The Hotel will Speak for Itself

I had a strange hotel room the last three nights. Not one outlet save the one that the television was plugged into. In fact, the cord on the desk lamp had been left hanging since there was no where to plug it in. I'm not sure why there even was a lamp in that case. The bed side lamps were attached to the wall (as opposed to sitting on the nightstand), which was fine, except that the switch to turn them on and off was on the wall in a place where even a person with very long arms would have to get up out of bed to turn them off. Having only one outlet meant I had to decide whether to charge my phone or watch tv. I don't like decisions like that.

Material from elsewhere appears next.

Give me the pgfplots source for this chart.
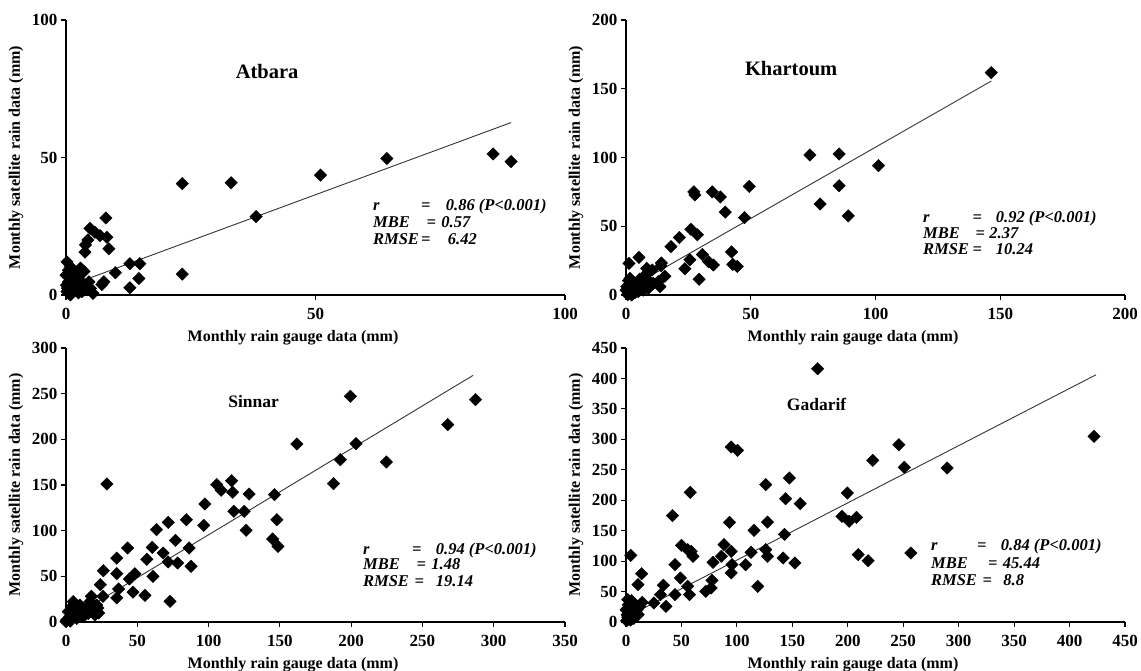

Many of the rooms I've stayed in have a hot water kettle and tea bags, sugar etc. This room obviously couldn't because there would have been no where to plug in the kettle. Never the less, there was a card on the desk that read,

"Dear Guests,
Your room is equiped with a coffee/tea making set
For your conviniance we are happy to oper you a coffee packege which includes:
Black coffee, instant coffee, decafenated coffee, tea, non diary cream milk, sugare, artaficial sweather
For the price of 10 NIS
You mey purchuse the coffee/tea package at the lobby or dail the room service"

Seriously - all those spelling errors were theirs - not my poor typing!